Sensitive imaging with large-format solid-state devices at high frame rates (˜1 million frames per second) is a difficult task. More specifically, a large-format solid-state imager with exposure times below a nanosecond do not exist. High-speed imaging is done either with film or specially adapted tube-based technology (streak cameras, intensified tubes, modified microchannel plates, etc.). These approaches typically suffer from low dynamic range, low contrast, high noise, and inflexible operation.
While conventional imager technology is appropriate for sub-microsecond integration times, the conventional pixel architecture makes it challenging to extend this technology to shutter times below a few nanoseconds. Moreover, for high-speed, large-format detectors with millions of pixels, the exposure control must be distributed to all pixels such that the sampling occurs effectively simultaneously. For detectors with dimensions of multiple centimeters, the time to propagate across a chip is hundreds of picoseconds. Thus, the control signal distribution system of conventional imager technology fails to provide an architecture to realize such fast shutter times.

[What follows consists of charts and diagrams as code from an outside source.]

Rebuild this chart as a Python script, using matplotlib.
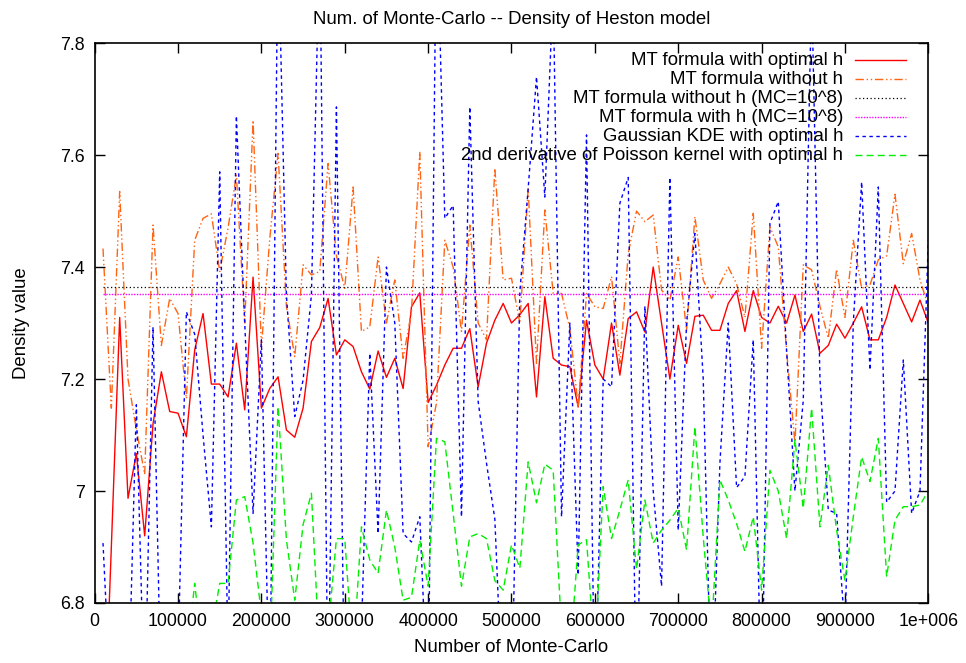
import matplotlib
matplotlib.use("Agg")
import matplotlib.pyplot as plt
from matplotlib.lines import Line2D

plt.rcParams['font.family'] = ['Liberation Sans', 'DejaVu Sans']

mc_sizes = list(range(10000, 1000001, 10000))

mt_opt_h = [6.5, 6.9, 7.31, 6.987, 7.067, 6.92, 7.12, 7.213, 7.142, 7.139,
            7.097, 7.252, 7.317, 7.191, 7.191, 7.168, 7.264, 7.145, 7.382, 7.148,
            7.183, 7.204, 7.109, 7.096, 7.148, 7.267, 7.292, 7.344, 7.243, 7.27,
            7.258, 7.213, 7.182, 7.25, 7.203, 7.237, 7.183, 7.329, 7.354, 7.158,
            7.189, 7.225, 7.255, 7.255, 7.29, 7.186, 7.264, 7.305, 7.335, 7.30,
            7.315, 7.335, 7.168, 7.347, 7.237, 7.225, 7.222, 7.15, 7.305, 7.225,
            7.2, 7.3, 7.207, 7.308, 7.32, 7.284, 7.4, 7.30, 7.2, 7.296,
            7.228, 7.312, 7.314, 7.287, 7.287, 7.335, 7.358, 7.285, 7.358, 7.31,
            7.3, 7.33, 7.3, 7.35, 7.285, 7.316, 7.246, 7.26, 7.298, 7.273,
            7.3, 7.329, 7.27, 7.27, 7.31, 7.368, 7.335, 7.302, 7.341, 7.3]

mt_no_h = [7.433, 7.148, 7.535, 7.2, 7.11, 7.03, 7.475, 7.26, 7.344, 7.317,
           7.165, 7.448, 7.487, 7.495, 7.392, 7.47, 7.564, 7.3, 7.662, 7.257,
           7.45, 7.603, 7.33, 7.24, 7.404, 7.386, 7.392, 7.585, 7.42, 7.362,
           7.543, 7.285, 7.293, 7.418, 7.3, 7.377, 7.237, 7.32, 7.606, 7.079,
           7.157, 7.448, 7.4, 7.285, 7.475, 7.3, 7.27, 7.576, 7.377, 7.38,
           7.3, 7.54, 7.228, 7.502, 7.353, 7.353, 7.29, 7.15, 7.353, 7.329,
           7.326, 7.383, 7.228, 7.424, 7.5, 7.481, 7.493, 7.359, 7.341, 7.418,
           7.287, 7.49, 7.377, 7.344, 7.37, 7.4, 7.37, 7.31, 7.496, 7.255,
           7.472, 7.436, 7.25, 7.085, 7.404, 7.395, 7.33, 7.273, 7.396, 7.31,
           7.448, 7.362, 7.368, 7.413, 7.42, 7.53, 7.406, 7.46, 7.377, 7.33]

mt_no_h_1e8 = 7.365
mt_h_1e8 = 7.352

gauss_kde = [6.907, 6.6, 6.5, 6.6, 7.154, 6.6, 7.293, 6.6, 6.7, 6.7,
             7.32, 7.28, 7.1, 6.936, 7.57, 6.7, 7.67, 7.3, 6.96, 7.27,
             6.6, 8.0, 7.35, 7.133, 7.198, 7.35, 8.0, 6.6, 7.686, 6.6,
             6.6, 6.75, 7.246, 6.924, 7.4, 7.3, 6.924, 6.909, 6.954, 6.6,
             8.05, 7.487, 7.51, 6.954, 7.686, 7.16, 7.05, 6.95, 6.6, 6.6,
             7.355, 7.54, 7.74, 7.525, 7.9, 6.954, 7.3, 6.85, 7.636, 6.6,
             7.2, 7.186, 7.514, 7.56, 6.6, 7.33, 7.0, 6.83, 7.56, 6.93,
             7.3, 7.46, 7.2, 6.6, 7.05, 7.3, 7.006, 7.026, 7.27, 6.6,
             7.478, 7.517, 7.25, 7.0, 7.162, 7.9, 7.2, 6.966, 6.96, 6.75,
             7.3, 7.552, 7.216, 7.543, 6.98, 7.0, 7.234, 6.96, 7.0, 7.448]

poisson_2nd = [6.6, 6.55, 6.65, 6.6, 6.7, 6.6, 6.65, 6.7, 6.6, 6.65,
               6.7, 6.835, 6.7, 6.75, 6.835, 6.835, 6.984, 6.99, 6.907, 6.78,
               6.7, 7.151, 6.913, 6.805, 6.94, 6.996, 6.7, 6.75, 6.915, 6.915,
               6.7, 6.936, 6.877, 6.853, 6.966, 6.9, 6.805, 6.81, 6.912, 6.83,
               7.094, 7.088, 6.96, 6.83, 6.918, 6.924, 6.915, 6.84, 6.823, 6.904,
               6.862, 7.052, 6.979, 7.048, 7.037, 6.75, 6.7, 6.904, 6.913, 6.7,
               7.008, 6.915, 6.966, 7.02, 6.86, 6.984, 6.907, 6.93, 6.948, 6.969,
               6.895, 7.115, 6.918, 6.75, 7.02, 6.984, 6.942, 6.892, 6.954, 6.823,
               7.037, 7.0, 6.915, 7.091, 6.969, 7.148, 6.936, 7.046, 6.93, 6.84,
               6.954, 7.061, 7.017, 7.094, 6.847, 6.948, 6.972, 6.972, 6.975, 7.0]

labels = ["MT formula with optimal h",
          "MT formula without h",
          "MT formula without h (MC=10^8)",
          "MT formula with h (MC=10^8)",
          "Gaussian KDE with optimal h",
          "2nd derivative of Poisson kernel with optimal h"]

xticks = [0, 100000, 200000, 300000, 400000, 500000, 600000, 700000, 800000, 900000, 1000000]
xticklabels = ["0", "100000", "200000", "300000", "400000", "500000", "600000",
               "700000", "800000", "900000", "1e+006"]
yticks = [6.8, 7.0, 7.2, 7.4, 7.6, 7.8]
yticklabels = ["6.8", "7", "7.2", "7.4", "7.6", "7.8"]

styles = [
    dict(color='#ff0000', lw=1.0, linestyle='-'),
    dict(color='#ff6414', lw=1.0, linestyle=(0, (6, 2, 1, 2, 1, 2))),
    dict(color='#000000', lw=0.9, linestyle=(0, (1, 2))),
    dict(color='#ff00ff', lw=1.0, linestyle=(0, (1, 1))),
    dict(color='#0000ff', lw=1.0, linestyle=(0, (2.5, 2.5))),
    dict(color='#00ee00', lw=1.0, linestyle=(0, (5, 3))),
]

FS = 13.4

fig = plt.figure(figsize=(9.66, 6.63), dpi=100)
ax = fig.add_axes([0.098, 0.0905, 0.863, 0.8445])

n = len(mc_sizes)
series = [mt_opt_h, mt_no_h, [mt_no_h_1e8] * n, [mt_h_1e8] * n, gauss_kde, poisson_2nd]
for data, st in zip(series, styles):
    ax.plot(mc_sizes, data, **st)

ax.set_xlim(0, 1000000)
ax.set_ylim(6.8, 7.8)
ax.set_xticks(xticks)
ax.set_xticklabels(xticklabels)
ax.set_yticks(yticks)
ax.set_yticklabels(yticklabels)
ax.tick_params(direction='in', length=7, width=1, top=True, right=True,
               labelsize=12.8, pad=7)
for s in ax.spines.values():
    s.set_linewidth(1.2)

ax.set_title("Num. of Monte-Carlo -- Density of Heston model", fontsize=FS, pad=14)
ax.set_xlabel("Number of Monte-Carlo", fontsize=FS, labelpad=7)
ax.set_ylabel("Density value", fontsize=FS, labelpad=22)

# gnuplot-style key: right-aligned text, sample on the right
y0 = 0.969
dy = 0.0338
for i, (lab, st) in enumerate(zip(labels, styles)):
    y = y0 - i * dy
    ax.text(0.898, y, lab, transform=ax.transAxes, ha='right', va='center', fontsize=FS)
    ax.add_line(Line2D([0.912, 0.973], [y, y], transform=ax.transAxes, **st))

fig.savefig("out.png", dpi=100)
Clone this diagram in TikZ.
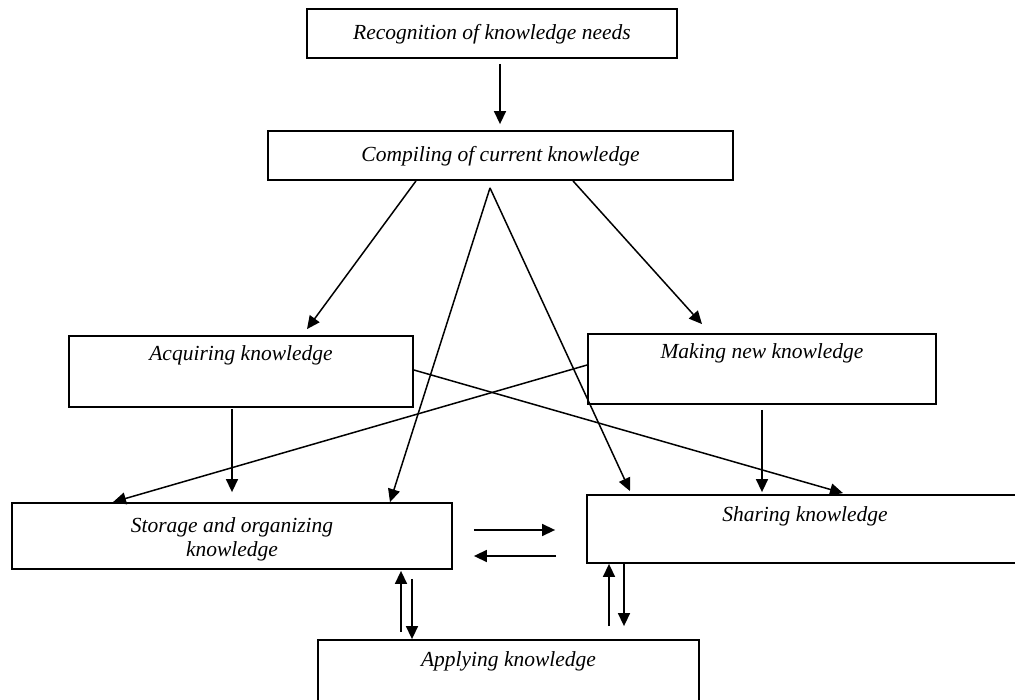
\documentclass[tikz,border=0pt]{standalone}
\usepackage{fontspec}
\setmainfont{Liberation Serif}
\usetikzlibrary{arrows.meta}
\tikzset{
  box/.style={draw, line width=1.8pt, rectangle, inner sep=0pt},
  txt/.style={font=\fontsize{21.5}{24}\selectfont\itshape, inner sep=0pt, align=center},
  toptxt/.style={txt, anchor=mid},
  arr/.style={line width=1.5pt, -{Triangle[length=13pt,width=12pt]}}
}
\begin{document}
\begin{tikzpicture}[x=1pt,y=-1pt]
\useasboundingbox (0,0) rectangle (1015,700);
\clip (0,0) rectangle (1015,700);
% boxes
\node[box, minimum width=370pt, minimum height=49pt] (rec) at (492,33.5) {};
\node[txt] (recT) at ([yshift=-1pt]rec.center) {Recognition of knowledge needs};
\node[box, minimum width=465pt, minimum height=49pt] (comp) at (500.5,155.5) {};
\node[txt] (compT) at ([yshift=-1pt]comp.center) {Compiling of current knowledge};
\node[box, minimum width=344pt, minimum height=71pt] (acq) at (241,371.5) {};
\node[toptxt] (acqT) at ([yshift=-23pt]acq.north) {Acquiring knowledge};
\node[box, minimum width=348pt, minimum height=70pt] (make) at (762,369) {};
\node[toptxt] (makeT) at ([yshift=-23pt]make.north) {Making new knowledge};
\node[box, minimum width=440pt, minimum height=66pt] (stor) at (232,536) {};
\node[txt] (storT) at ([yshift=-3pt]stor.center) {Storage and organizing\\knowledge};
\node[box, minimum width=436pt, minimum height=68pt] (share) at (805,529) {};
\node[toptxt] (shareT) at ([yshift=-25pt]share.north) {Sharing knowledge};
\node[box, minimum width=381pt, minimum height=72pt] (app) at (508.5,676) {};
\node[toptxt] (appT) at ([yshift=-25pt]app.north) {Applying knowledge};
% connectors
\draw[arr] ([xshift=8pt,yshift=-5pt]rec.south) -- ([xshift=-0.5pt,yshift=6pt]comp.north);
\draw[arr] ([xshift=-84.5pt]comp.south) -- ([xshift=66pt,yshift=6pt]acq.north);
\draw[arr] ([xshift=72.5pt]comp.south) -- ([xshift=-60pt,yshift=9pt]make.north);
\coordinate (apex) at ([xshift=-10.5pt,yshift=-7pt]comp.south);
\draw[arr] (apex) -- ([xshift=158pt]stor.north);
\draw[arr] (apex) -- ([xshift=-175pt,yshift=3pt]share.north);
\draw[arr] ([xshift=-9pt,yshift=-1pt]acq.south) -- ([yshift=10pt]stor.north);
\draw[arr] ([yshift=4pt]make.west) -- ([xshift=-119pt]stor.north);
\draw[arr] ([yshift=1.5pt]acq.east) -- ([xshift=38pt,yshift=1pt]share.north);
\draw[arr] ([yshift=-5pt]make.south) -- ([xshift=-43pt,yshift=2pt]share.north);
\draw[arr] ([xshift=21pt,yshift=6pt]stor.east) -- ([xshift=-31pt,yshift=-1pt]share.west);
\draw[arr] ([xshift=-30pt,yshift=-27pt]share.west) -- ([xshift=21pt,yshift=-20pt]stor.east);
\draw[arr] ([xshift=-107.5pt,yshift=7pt]app.north) -- ([xshift=169pt,yshift=-1pt]stor.south);
\draw[arr] ([xshift=180pt,yshift=-9pt]stor.south) -- ([xshift=-96.5pt]app.north);
\draw[arr] ([xshift=100.5pt,yshift=13pt]app.north) -- ([xshift=-196pt]share.south);
\draw[arr] ([xshift=-181pt]share.south) -- ([xshift=115.5pt,yshift=13pt]app.north);
\end{tikzpicture}
\end{document}
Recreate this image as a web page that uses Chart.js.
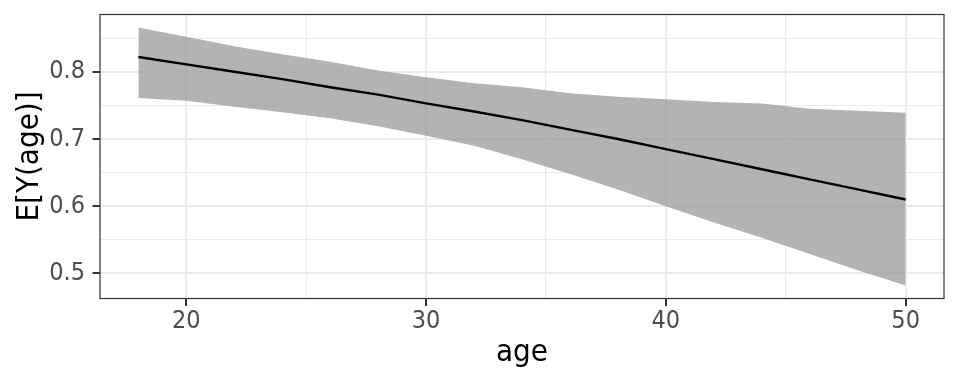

Therefore it is desirable to provide a pixel architecture that is capable of shutter times below a few nanoseconds. Moreover, it is desirable to develop imager technology to provide x-ray imaging detectors with very high-speed sampling performance (100 picoseconds to 1 nanoseconds) for such applications as plasma diagnostics and high-speed radiographic imaging. Lastly, it is desirable to provide fast-sampling, large-format focal-plane arrays, which enable distribution of the signals that control the start and length of an integration period in a manner to realize shutter times below a few nanoseconds.